## Begin

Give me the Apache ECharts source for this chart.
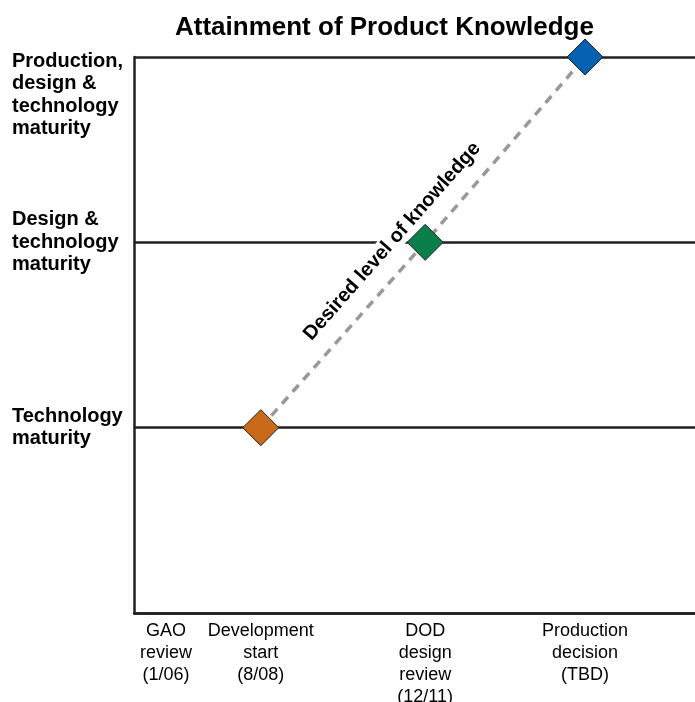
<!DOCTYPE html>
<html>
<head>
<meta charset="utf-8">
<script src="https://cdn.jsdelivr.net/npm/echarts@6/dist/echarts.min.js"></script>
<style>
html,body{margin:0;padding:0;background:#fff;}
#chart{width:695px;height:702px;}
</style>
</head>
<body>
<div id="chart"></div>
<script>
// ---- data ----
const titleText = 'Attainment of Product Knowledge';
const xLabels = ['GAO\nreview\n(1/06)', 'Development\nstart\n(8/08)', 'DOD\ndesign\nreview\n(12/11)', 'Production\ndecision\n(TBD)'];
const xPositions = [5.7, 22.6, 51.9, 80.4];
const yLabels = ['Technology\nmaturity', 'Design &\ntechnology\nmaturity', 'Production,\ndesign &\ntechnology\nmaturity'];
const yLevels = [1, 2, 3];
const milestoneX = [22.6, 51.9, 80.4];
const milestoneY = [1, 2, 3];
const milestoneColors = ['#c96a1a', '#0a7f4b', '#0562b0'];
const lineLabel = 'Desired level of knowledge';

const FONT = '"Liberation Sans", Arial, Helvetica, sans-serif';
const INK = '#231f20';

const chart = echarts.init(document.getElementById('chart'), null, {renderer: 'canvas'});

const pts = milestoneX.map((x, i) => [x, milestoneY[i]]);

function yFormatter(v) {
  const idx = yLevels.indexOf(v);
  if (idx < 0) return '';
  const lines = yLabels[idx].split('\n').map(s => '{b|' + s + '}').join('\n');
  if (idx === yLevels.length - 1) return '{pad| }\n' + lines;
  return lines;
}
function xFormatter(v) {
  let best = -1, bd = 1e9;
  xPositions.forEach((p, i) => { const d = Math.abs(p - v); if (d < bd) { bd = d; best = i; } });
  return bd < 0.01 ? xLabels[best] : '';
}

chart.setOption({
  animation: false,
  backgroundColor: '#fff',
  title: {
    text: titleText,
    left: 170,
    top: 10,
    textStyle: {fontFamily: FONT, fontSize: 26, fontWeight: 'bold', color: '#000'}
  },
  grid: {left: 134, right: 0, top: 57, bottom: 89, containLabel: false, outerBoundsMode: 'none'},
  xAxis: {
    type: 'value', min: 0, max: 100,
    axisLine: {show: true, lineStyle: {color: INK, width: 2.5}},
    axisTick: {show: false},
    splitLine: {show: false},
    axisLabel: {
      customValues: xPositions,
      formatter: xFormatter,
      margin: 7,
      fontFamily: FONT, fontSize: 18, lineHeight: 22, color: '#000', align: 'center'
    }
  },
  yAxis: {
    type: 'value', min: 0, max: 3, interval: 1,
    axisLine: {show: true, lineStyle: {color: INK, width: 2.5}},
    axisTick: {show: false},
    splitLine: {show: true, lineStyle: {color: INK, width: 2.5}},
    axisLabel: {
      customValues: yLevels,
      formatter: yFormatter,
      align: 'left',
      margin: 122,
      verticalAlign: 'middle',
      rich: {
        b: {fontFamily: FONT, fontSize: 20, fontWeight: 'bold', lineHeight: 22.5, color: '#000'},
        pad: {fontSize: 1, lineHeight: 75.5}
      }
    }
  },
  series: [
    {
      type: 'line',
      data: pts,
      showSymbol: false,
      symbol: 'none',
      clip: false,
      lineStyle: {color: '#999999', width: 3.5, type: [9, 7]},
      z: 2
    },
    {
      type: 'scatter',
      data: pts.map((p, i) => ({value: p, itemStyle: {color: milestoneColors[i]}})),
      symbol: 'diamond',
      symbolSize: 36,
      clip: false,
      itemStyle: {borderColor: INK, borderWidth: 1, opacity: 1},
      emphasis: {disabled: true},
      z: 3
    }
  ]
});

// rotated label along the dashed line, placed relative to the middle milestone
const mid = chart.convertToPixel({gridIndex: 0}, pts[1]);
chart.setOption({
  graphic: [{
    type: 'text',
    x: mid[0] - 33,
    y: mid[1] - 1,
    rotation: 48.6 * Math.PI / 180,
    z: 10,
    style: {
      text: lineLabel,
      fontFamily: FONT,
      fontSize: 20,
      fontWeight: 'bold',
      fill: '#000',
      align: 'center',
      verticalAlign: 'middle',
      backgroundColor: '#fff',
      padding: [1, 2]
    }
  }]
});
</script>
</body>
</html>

## End

Work to complete>
Transcribe the material as is, with images omitted.

Exercise output>
Give me the Apache ECharts source for this chart.
<!DOCTYPE html>
<html>
<head>
<meta charset="utf-8">
<script src="https://cdn.jsdelivr.net/npm/echarts@6/dist/echarts.min.js"></script>
<style>
html,body{margin:0;padding:0;background:#fff;}
#chart{width:695px;height:702px;}
</style>
</head>
<body>
<div id="chart"></div>
<script>
// ---- data ----
const titleText = 'Attainment of Product Knowledge';
const xLabels = ['GAO\nreview\n(1/06)', 'Development\nstart\n(8/08)', 'DOD\ndesign\nreview\n(12/11)', 'Production\ndecision\n(TBD)'];
const xPositions = [5.7, 22.6, 51.9, 80.4];
const yLabels = ['Technology\nmaturity', 'Design &\ntechnology\nmaturity', 'Production,\ndesign &\ntechnology\nmaturity'];
const yLevels = [1, 2, 3];
const milestoneX = [22.6, 51.9, 80.4];
const milestoneY = [1, 2, 3];
const milestoneColors = ['#c96a1a', '#0a7f4b', '#0562b0'];
const lineLabel = 'Desired level of knowledge';

const FONT = '"Liberation Sans", Arial, Helvetica, sans-serif';
const INK = '#231f20';

const chart = echarts.init(document.getElementById('chart'), null, {renderer: 'canvas'});

const pts = milestoneX.map((x, i) => [x, milestoneY[i]]);

function yFormatter(v) {
  const idx = yLevels.indexOf(v);
  if (idx < 0) return '';
  const lines = yLabels[idx].split('\n').map(s => '{b|' + s + '}').join('\n');
  if (idx === yLevels.length - 1) return '{pad| }\n' + lines;
  return lines;
}
function xFormatter(v) {
  let best = -1, bd = 1e9;
  xPositions.forEach((p, i) => { const d = Math.abs(p - v); if (d < bd) { bd = d; best = i; } });
  return bd < 0.01 ? xLabels[best] : '';
}

chart.setOption({
  animation: false,
  backgroundColor: '#fff',
  title: {
    text: titleText,
    left: 170,
    top: 10,
    textStyle: {fontFamily: FONT, fontSize: 26, fontWeight: 'bold', color: '#000'}
  },
  grid: {left: 134, right: 0, top: 57, bottom: 89, containLabel: false, outerBoundsMode: 'none'},
  xAxis: {
    type: 'value', min: 0, max: 100,
    axisLine: {show: true, lineStyle: {color: INK, width: 2.5}},
    axisTick: {show: false},
    splitLine: {show: false},
    axisLabel: {
      customValues: xPositions,
      formatter: xFormatter,
      margin: 7,
      fontFamily: FONT, fontSize: 18, lineHeight: 22, color: '#000', align: 'center'
    }
  },
  yAxis: {
    type: 'value', min: 0, max: 3, interval: 1,
    axisLine: {show: true, lineStyle: {color: INK, width: 2.5}},
    axisTick: {show: false},
    splitLine: {show: true, lineStyle: {color: INK, width: 2.5}},
    axisLabel: {
      customValues: yLevels,
      formatter: yFormatter,
      align: 'left',
      margin: 122,
      verticalAlign: 'middle',
      rich: {
        b: {fontFamily: FONT, fontSize: 20, fontWeight: 'bold', lineHeight: 22.5, color: '#000'},
        pad: {fontSize: 1, lineHeight: 75.5}
      }
    }
  },
  series: [
    {
      type: 'line',
      data: pts,
      showSymbol: false,
      symbol: 'none',
      clip: false,
      lineStyle: {color: '#999999', width: 3.5, type: [9, 7]},
      z: 2
    },
    {
      type: 'scatter',
      data: pts.map((p, i) => ({value: p, itemStyle: {color: milestoneColors[i]}})),
      symbol: 'diamond',
      symbolSize: 36,
      clip: false,
      itemStyle: {borderColor: INK, borderWidth: 1, opacity: 1},
      emphasis: {disabled: true},
      z: 3
    }
  ]
});

// rotated label along the dashed line, placed relative to the middle milestone
const mid = chart.convertToPixel({gridIndex: 0}, pts[1]);
chart.setOption({
  graphic: [{
    type: 'text',
    x: mid[0] - 33,
    y: mid[1] - 1,
    rotation: 48.6 * Math.PI / 180,
    z: 10,
    style: {
      text: lineLabel,
      fontFamily: FONT,
      fontSize: 20,
      fontWeight: 'bold',
      fill: '#000',
      align: 'center',
      verticalAlign: 'middle',
      backgroundColor: '#fff',
      padding: [1, 2]
    }
  }]
});
</script>
</body>
</html>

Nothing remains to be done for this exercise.